La création de campus spécialisés contribue à former la main-d’œuvre qualifiée indispensable pour opérer ces nouvelles chaînes de production. En parallèle, de nombreuses plateformes de recherche collaboratives associent entreprises privées et laboratoires publics pour accélérer le transfert technologique.
La France au cœur de la stratégie européenne des batteries
À travers ses projets industriels et scientifiques, la France s’inscrit pleinement dans la stratégie européenne visant à créer une chaîne de valeur souveraine des batteries. Cette initiative, baptisée European Battery Alliance, est soutenue par la Commission européenne et mobilise plus de 100 acteurs dans toute l’Europe.

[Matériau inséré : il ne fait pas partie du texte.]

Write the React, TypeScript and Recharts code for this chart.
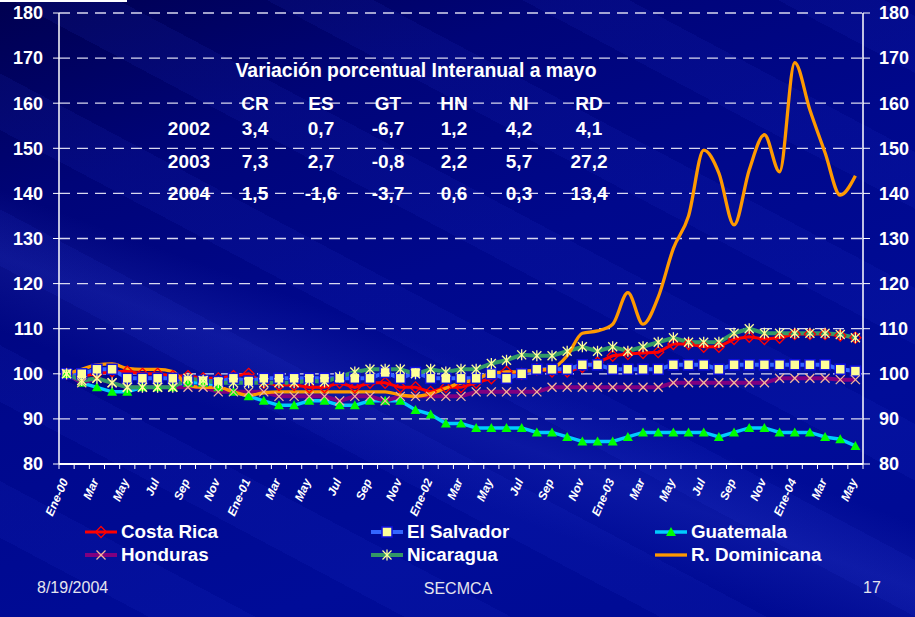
import { LineChart, Line, XAxis, YAxis, CartesianGrid } from 'recharts';

const months = [
  'Ene-00', 'Feb', 'Mar', 'Abr', 'May', 'Jun', 'Jul', 'Ago', 'Sep', 'Oct', 'Nov', 'Dic',
  'Ene-01', 'Feb', 'Mar', 'Abr', 'May', 'Jun', 'Jul', 'Ago', 'Sep', 'Oct', 'Nov', 'Dic',
  'Ene-02', 'Feb', 'Mar', 'Abr', 'May', 'Jun', 'Jul', 'Ago', 'Sep', 'Oct', 'Nov', 'Dic',
  'Ene-03', 'Feb', 'Mar', 'Abr', 'May', 'Jun', 'Jul', 'Ago', 'Sep', 'Oct', 'Nov', 'Dic',
  'Ene-04', 'Feb', 'Mar', 'Abr', 'May',
];

const costaRica = [
  100, 99.5, 100, 100.5, 100.5, 100, 100, 99.5, 99.5, 99, 99, 99.5,
  100, 98, 97.5, 97.5, 97, 97, 98, 97, 98, 98, 97, 97,
  96, 97, 97, 98, 99, 100.5, 100, 101, 100.5, 100.5, 101.5, 102.5,
  104, 104.4, 104.6, 104.8, 106.6, 106.6, 106, 106, 107.7, 108.2, 107.7, 108,
  108.8, 108.8, 108.8, 108.5, 108,
];

const elSalvador = [
  100, 100, 101, 101, 99, 99, 99, 99, 98.5, 98.5, 98.3, 99,
  98.4, 99, 99, 99, 99, 99, 99, 99, 99, 100.3, 99, 100.3,
  99, 99, 99, 99, 100, 99, 100, 101, 101, 101, 102, 102,
  101, 101, 101, 101, 102, 102, 102, 101, 102, 102, 102, 102,
  102, 102, 102, 101, 100.6,
];

const guatemala = [
  100, 98, 97, 96, 96, 97, 97, 97, 98, 98, 97, 96,
  95, 94, 93, 93, 94, 94, 93, 93, 94, 94, 94, 92,
  91, 89, 89, 88, 88, 88, 88, 87, 87, 86, 85, 85,
  85, 86, 87, 87, 87, 87, 87, 86, 87, 88, 88, 87,
  87, 87, 86, 85.5, 84,
];

const honduras = [
  100, 98, 99, 98, 97, 97, 97, 97, 97, 97, 96, 96,
  96, 96, 95, 95, 95, 95, 94, 95, 95, 94, 95, 95,
  95, 95, 95, 96, 96, 96, 96, 96, 97, 97, 97, 97,
  97, 97, 97, 97, 98, 98, 98, 98, 98, 98, 98, 99,
  99, 99, 99, 98.7, 98.7,
];

const nicaragua = [
  100, 98.5, 99, 98, 97, 97, 97, 97, 99, 98.5, 98, 98,
  98, 98, 98, 98, 98.5, 98.2, 99.3, 100.4, 101, 101, 101, 100,
  101, 100.4, 101, 101, 102.3, 103, 104.2, 104, 104, 105, 106, 105,
  106, 105, 106, 107, 108, 107, 107, 107, 109, 110, 109, 109,
  109, 109, 109, 108.7, 108,
];

const rDominicana = [
  100, 101, 102, 102.2, 101.2, 101, 101, 100.5, 97.5, 97, 97, 96,
  95.2, 95.8, 96, 96, 96, 96, 96, 96, 96, 96, 95.3, 95,
  95.6, 96.8, 98, 98.7, 100.2, 100.4, 100.5, 100.8, 101.2, 104, 109, 109.5,
  111, 118, 111, 117, 127.8, 135, 149.6, 144.5, 133, 145.2, 153, 144.8,
  169, 158.5, 149, 139.6, 143.9,
];

const yTicks = [80, 90, 100, 110, 120, 130, 140, 150, 160, 170, 180];

const tableTitle = 'Variación porcentual Interanual a mayo';
const tableCols = ['CR', 'ES', 'GT', 'HN', 'NI', 'RD'];
const tableYears = ['2002', '2003', '2004'];
const tableValues = [
  ['3,4', '0,7', '-6,7', '1,2', '4,2', '4,1'],
  ['7,3', '2,7', '-0,8', '2,2', '5,7', '27,2'],
  ['1,5', '-1,6', '-3,7', '0,6', '0,3', '13,4'],
];

const FONT = '"Liberation Sans", Arial, Helvetica, sans-serif';
const PLOT_W = 804;
const HALF_STEP = PLOT_W / months.length / 2;

type MarkerKind = 'diamond' | 'square' | 'triangle' | 'cross' | 'star' | 'none';

function marker(kind: MarkerKind, cx: number, cy: number) {
  switch (kind) {
    case 'diamond':
      return (
        <polygon
          points={`${cx},${cy - 5.5} ${cx + 5.5},${cy} ${cx},${cy + 5.5} ${cx - 5.5},${cy}`}
          fill="none"
          stroke="#FF0000"
          strokeWidth={1.3}
        />
      );
    case 'square':
      return (
        <rect x={cx - 5} y={cy - 5} width={10} height={10} fill="#FFFF99" stroke="#1010E0" strokeWidth={1.5} />
      );
    case 'triangle':
      return <polygon points={`${cx},${cy - 5} ${cx + 5},${cy + 4} ${cx - 5},${cy + 4}`} fill="#00FF00" />;
    case 'cross':
      return (
        <g stroke="#F4B89A" strokeWidth={1.3}>
          <line x1={cx - 4.5} y1={cy - 4.5} x2={cx + 4.5} y2={cy + 4.5} />
          <line x1={cx - 4.5} y1={cy + 4.5} x2={cx + 4.5} y2={cy - 4.5} />
        </g>
      );
    case 'star':
      return (
        <g stroke="#FFFF99" strokeWidth={1.3}>
          <line x1={cx - 4.5} y1={cy - 4.5} x2={cx + 4.5} y2={cy + 4.5} />
          <line x1={cx - 4.5} y1={cy + 4.5} x2={cx + 4.5} y2={cy - 4.5} />
          <line x1={cx} y1={cy - 5.5} x2={cx} y2={cy + 5.5} />
        </g>
      );
    default:
      return null;
  }
}

const series: { key: string; name: string; color: string; width: number; kind: MarkerKind; values: number[] }[] = [
  { key: 'cr', name: 'Costa Rica', color: '#FF0000', width: 3, kind: 'diamond', values: costaRica },
  { key: 'es', name: 'El Salvador', color: '#3366FF', width: 4, kind: 'square', values: elSalvador },
  { key: 'gt', name: 'Guatemala', color: '#00CCFF', width: 3.5, kind: 'triangle', values: guatemala },
  { key: 'hn', name: 'Honduras', color: '#800080', width: 4, kind: 'cross', values: honduras },
  { key: 'ni', name: 'Nicaragua', color: '#339966', width: 4, kind: 'star', values: nicaragua },
  { key: 'rd', name: 'R. Dominicana', color: '#FF9900', width: 3.3, kind: 'none', values: rDominicana },
];

const data = months.map((m, i) => {
  const row: Record<string, string | number> = { month: m };
  series.forEach((s) => {
    row[s.key] = s.values[i];
  });
  return row;
});

function MonthTick(props: any) {
  const { x, y, payload } = props;
  const i = props.index ?? payload.index;
  const tx = x + 2;
  const ty = y + 17;
  return (
    <g>
      <line x1={x - HALF_STEP} y1={y} x2={x - HALF_STEP} y2={y + 5} stroke="#fff" />
      {i === months.length - 1 && <line x1={x + HALF_STEP} y1={y} x2={x + HALF_STEP} y2={y + 5} stroke="#fff" />}
      {i % 2 === 0 && (
        <text
          x={tx}
          y={ty}
          transform={`rotate(-66, ${tx}, ${ty})`}
          textAnchor="end"
          fill="#fff"
          fontSize={12}
          fontWeight="bold"
          fontStyle="italic"
          fontFamily={FONT}
        >
          {payload.value}
        </text>
      )}
    </g>
  );
}

const legendPos = [
  { x: 85, y: 532 },
  { x: 371, y: 532 },
  { x: 655, y: 532 },
  { x: 85, y: 555 },
  { x: 371, y: 555 },
  { x: 655, y: 555 },
];

const colX = [255, 321, 388, 454, 519, 589];
const rowY = [128, 161, 193];

const textStyle = (x: number, y: number, size: number): React.CSSProperties => ({
  position: 'absolute',
  left: x,
  top: y,
  transform: 'translate(-50%, -50%)',
  color: '#fff',
  fontWeight: 'bold',
  fontSize: size,
  lineHeight: 1,
  whiteSpace: 'nowrap',
});

export default function App() {
  const tickStyle = { fill: '#fff', fontSize: 18, fontWeight: 'bold', fontFamily: FONT };
  return (
    <div
      style={{
        position: 'absolute',
        left: 0,
        top: 0,
        width: 915,
        height: 617,
        overflow: 'hidden',
        fontFamily: FONT,
        background:
          'linear-gradient(200deg, rgba(60,80,255,0) 55%, rgba(90,110,255,0.12) 62%, rgba(60,80,255,0) 70%),' +
          'repeating-linear-gradient(28deg, rgba(40,60,220,0) 0px, rgba(40,60,220,0) 70px, rgba(40,60,220,0.10) 70px, rgba(40,60,220,0.10) 120px),' +
          'linear-gradient(160deg, #000050 0%, #000478 22%, #00088c 45%, #000c98 75%, #000a92 100%)',
      }}
    >
      <div style={{ position: 'absolute', left: 0, top: 0, width: 127, height: 2, background: '#fff' }} />

      <LineChart width={915} height={617} data={data} margin={{ top: 13, right: 0, bottom: 93, left: 0 }}>
        <CartesianGrid horizontal vertical={false} stroke="#d8d8f0" strokeWidth={1.3} strokeDasharray="11 7" />
        <XAxis
          dataKey="month"
          interval={0}
          padding={{ left: HALF_STEP, right: HALF_STEP }}
          height={60}
          tickSize={0}
          tickMargin={0}
          tickLine={false}
          axisLine={{ stroke: '#fff', strokeWidth: 2 }}
          tick={(p: any) => <MonthTick {...p} />}
        />
        <YAxis
          width={59}
          domain={[80, 180]}
          ticks={yTicks}
          interval={0}
          allowDataOverflow
          axisLine={{ stroke: '#fff', strokeWidth: 1.5 }}
          tickLine={{ stroke: '#fff' }}
          tickSize={6}
          tickMargin={10}
          tick={tickStyle}
        />
        <YAxis
          yAxisId="right"
          orientation="right"
          width={52}
          domain={[80, 180]}
          ticks={yTicks}
          interval={0}
          allowDataOverflow
          axisLine={{ stroke: '#fff', strokeWidth: 1.5 }}
          tickLine={{ stroke: '#fff' }}
          tickSize={7}
          tickMargin={9}
          tick={tickStyle}
        />
        {series.map((s) => (
          <Line
            key={s.key}
            type={s.kind === 'none' ? 'monotone' : 'linear'}
            dataKey={s.key}
            stroke={s.color}
            strokeWidth={s.width}
            isAnimationActive={false}
            dot={
              s.kind === 'none'
                ? false
                : (p: any) => (
                    <g key={`${s.key}-${p.index}`}>{marker(s.kind, p.cx, p.cy)}</g>
                  )
            }
            activeDot={false}
          />
        ))}
      </LineChart>

      <div style={textStyle(416, 71, 19.4)}>{tableTitle}</div>
      {tableCols.map((c, j) => (
        <div key={c} style={textStyle(colX[j], 103, 19)}>
          {c}
        </div>
      ))}
      {tableYears.map((yr, r) => (
        <div key={yr}>
          <div style={textStyle(189, rowY[r], 19)}>{yr}</div>
          {tableValues[r].map((v, j) => (
            <div key={j} style={textStyle(colX[j], rowY[r], 19)}>
              {v}
            </div>
          ))}
        </div>
      ))}

      {series.map((s, i) => (
        <div
          key={s.key}
          style={{ position: 'absolute', left: legendPos[i].x, top: legendPos[i].y - 11, height: 22, display: 'flex', alignItems: 'center' }}
        >
          <svg width={32} height={14}>
            <line x1={0} y1={7} x2={32} y2={7} stroke={s.color} strokeWidth={s.width} />
            {marker(s.kind, 16, 7)}
          </svg>
          <span style={{ marginLeft: 4, color: '#fff', fontWeight: 'bold', fontSize: 18.8 }}>{s.name}</span>
        </div>
      ))}

      <div style={{ position: 'absolute', left: 37, top: 580, color: '#e4e4ee', fontSize: 16, lineHeight: 1 }}>8/19/2004</div>
      <div style={{ ...textStyle(458, 589, 16), fontWeight: 'normal', color: '#e4e4ee' }}>SECMCA</div>
      <div style={{ ...textStyle(872, 588, 16), fontWeight: 'normal', color: '#e4e4ee' }}>17</div>
    </div>
  );
}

L’objectif : produire en Europe suffisamment de batteries pour répondre à la demande intérieure dès 2030, tout en réduisant l’empreinte environnementale. La France y contribue activement avec ses innovations, ses investisseurs institutionnels, et un tissu économique prêt à se réinventer.
Les innovations françaises dans la fabrication de batteries sont donc bien plus qu’une avancée technologique. Elles traduisent un choix stratégique qui allie performance industrielle, transition énergétique et compétitivité à l’export. Une dynamique prometteuse, porteuse de croissance durable à l’échelle nationale et internationale.